Author ORCID Identifier

https://orcid.org/0000-0001-5027-6118

Date Available

7-27-2017

Year of Publication

2017

Degree Name

Doctor of Philosophy (PhD)

Document Type

Doctoral Dissertation

College

Business and Economics

Department/School/Program

Management

First Advisor

Dr. Daniel J. Brass

Second Advisor

Dr. Giuseppe Labianca

Abstract

I investigate whether cross-functional or cross-organizational networking following a large corporate merger and acquisition improves managers’ career outcomes. Previous research on networks and career success has focused on stable organizational environments, finding that large, open networks with many structural holes are most advantageous because of superior information benefits and control power, while closed networks provide redundant information that is unhelpful career-wise. However, I suggest that while dense, closed networks formed within knowledge (functional) or identity (legacy organization) boundaries might be detrimental to executives’ future promotability, closed networks are helpful if they are created across those boundaries. These ties help to facilitate knowledge transfer and develop a new superordinate post-merger identity and are ultimately valued by the organization. I tested this on junior executives’ email and survey data collected at two time points (pre-merger and a year later) from a newly-merged organization.
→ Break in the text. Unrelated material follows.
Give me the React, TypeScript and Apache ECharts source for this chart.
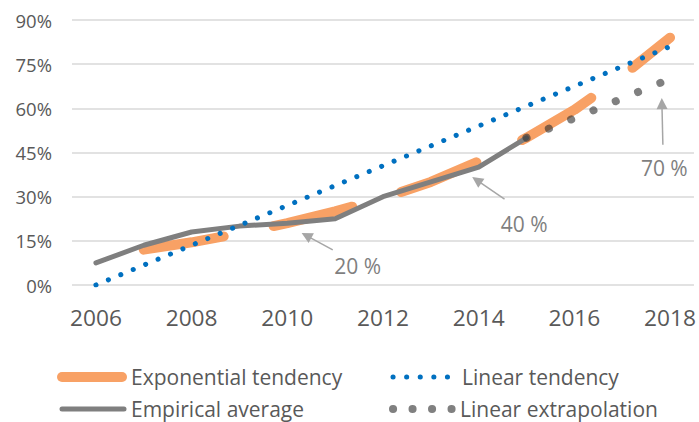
import React, { useEffect, useRef } from "react";
import * as echarts from "echarts";

// ---------- data ----------
const xTicks = [2006, 2008, 2010, 2012, 2014, 2016, 2018];
const empiricalYears = [2006, 2007, 2008, 2009, 2010, 2011, 2012, 2013, 2014, 2015];
const empiricalValues = [7.5, 13.5, 18, 20, 21, 22.5, 30, 35, 40, 50];
const exponentialYears = [2007, 2008, 2009, 2010, 2011, 2012, 2013, 2014, 2015, 2016, 2017, 2018];
const exponentialValues = [12, 14.5, 17.5, 21, 25, 29.5, 35, 42, 50, 59.5, 71, 84];
const linearYears = [2006, 2018];
const linearValues = [0, 81];
const extrapolationYears = [2015, 2018];
const extrapolationValues = [50, 70];

const annotationLabels = ["20 %", "40 %", "70 %"];
const annotationHeads = [[2010.4, 16.8], [2013.96, 35.6], [2017.83, 61.6]];
const annotationTails = [[2010.95, 11.9], [2014.54, 29.2], [2017.85, 47.6]];
const annotationTextAt = [[2011.47, 6.4], [2014.95, 20.7], [2017.88, 39.7]];

const seriesNames = ["Exponential tendency", "Empirical average", "Linear tendency", "Linear extrapolation"];

const FONT = '"Open Sans", sans-serif';
const ORANGE = "#F8A165";
const GRAY = "#7F7F7F";
const BLUE = "#0070C0";
const DOTGRAY = "rgba(50,50,50,0.62)";
const TEXT = "#595959";

const zip = (xs: number[], ys: number[]) => xs.map((x, i) => [x, ys[i]]);

export default function App() {
  const ref = useRef<HTMLDivElement>(null);
  useEffect(() => {
    if (!ref.current) return;
    const chart = echarts.init(ref.current, undefined, { renderer: "svg" });
    const legendText = (x: number, y: number, text: string) => ({
      type: "text",
      x,
      y,
      style: { text, fill: TEXT, fontSize: 21, fontFamily: FONT, align: "left", verticalAlign: "middle" },
    });
    chart.setOption({
      animation: false,
      backgroundColor: "#ffffff",
      grid: { left: 72, right: 4, top: 20, bottom: 137, containLabel: false },
      xAxis: {
        type: "value",
        min: 2005.5,
        max: 2018.5,
        axisLine: { show: false },
        axisTick: { show: false },
        splitLine: { show: false },
        axisLabel: {
          customValues: xTicks,
          formatter: (v: number) => String(v),
          color: TEXT,
          fontSize: 22.7,
          fontFamily: FONT,
          margin: 21,
        },
      },
      yAxis: {
        type: "value",
        min: 0,
        max: 90,
        interval: 15,
        axisLine: { show: false },
        axisTick: { show: false },
        splitLine: { lineStyle: { color: "#D9D9D9", width: 1.5 } },
        axisLabel: { formatter: "{value}%", color: TEXT, fontSize: 18.5, fontFamily: FONT, margin: 20 },
      },
      series: [
        {
          name: seriesNames[0],
          type: "line",
          data: zip(exponentialYears, exponentialValues),
          showSymbol: false,
          symbol: "none",
          lineStyle: { color: ORANGE, width: 10, type: [81, 51], cap: "round", join: "round" },
          silent: true,
        },
        {
          name: seriesNames[1],
          type: "line",
          data: zip(empiricalYears, empiricalValues),
          showSymbol: false,
          symbol: "none",
          lineStyle: { color: GRAY, width: 5, cap: "round", join: "round" },
          silent: true,
          markLine: {
            silent: true,
            symbol: ["none", "triangle"],
            symbolSize: 11,
            lineStyle: { color: "#A6A6A6", width: 1.5, type: "solid" },
            itemStyle: { color: "#A6A6A6" },
            label: { show: false },
            emphasis: { disabled: true },
            data: annotationHeads.map((h, i) => [{ coord: annotationTails[i] }, { coord: h }]),
          },
          markPoint: {
            silent: true,
            symbol: "circle",
            symbolSize: 1,
            itemStyle: { color: "rgba(0,0,0,0)" },
            label: { show: true, position: "inside", color: GRAY, fontSize: 21, fontFamily: FONT },
            data: annotationTextAt.map((c, i) => ({
              coord: c,
              label: { formatter: annotationLabels[i] },
            })),
          },
        },
        {
          name: seriesNames[2],
          type: "line",
          data: zip(linearYears, linearValues),
          showSymbol: false,
          symbol: "none",
          lineStyle: { color: BLUE, width: 5, type: [0.1, 13.35], cap: "round" },
          silent: true,
        },
        {
          name: seriesNames[3],
          type: "line",
          data: zip(extrapolationYears, extrapolationValues),
          showSymbol: false,
          symbol: "none",
          lineStyle: { color: DOTGRAY, width: 8, type: [0.1, 24], cap: "round" },
          silent: true,
        },
      ],
      graphic: [
        { type: "line", shape: { x1: 62, y1: 377, x2: 122, y2: 377 }, style: { stroke: ORANGE, lineWidth: 10, lineCap: "round" } },
        legendText(131, 377, seriesNames[0]),
        { type: "line", shape: { x1: 62, y1: 409, x2: 124, y2: 409 }, style: { stroke: GRAY, lineWidth: 5, lineCap: "round" } },
        legendText(131, 409, seriesNames[1]),
        { type: "line", shape: { x1: 393, y1: 377, x2: 448, y2: 377 }, style: { stroke: BLUE, lineWidth: 5, lineCap: "round", lineDash: [0.1, 13.5] } },
        legendText(462, 377, seriesNames[2]),
        { type: "line", shape: { x1: 393, y1: 409, x2: 452, y2: 409 }, style: { stroke: DOTGRAY, lineWidth: 8, lineCap: "round", lineDash: [0.1, 19.4] } },
        legendText(460, 409, seriesNames[3]),
      ],
    });
    return () => chart.dispose();
  }, []);
  return <div ref={ref} style={{ width: 699, height: 422, position: "absolute", left: 0, top: 0 }} />;
}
Results show that while closed networks with higher constraint in general were detrimental to executive’s promotability pre-merger, they lose the negative effect in the post-merger tumult. Controlling for overall network constraint, increasing closed networks across functional and legacy organizational boundaries led to managers receiving higher promotability evaluations from top management, whereas increasing closed networks within one functional and legacy organizational boundary did not have a significant impact. Managers’ rank and networking strategy that joins other employees (i.e., having a tertius iungens orientation) 2 moderated the relationships between networks and promotability. Implications are discussed for career and social networks research.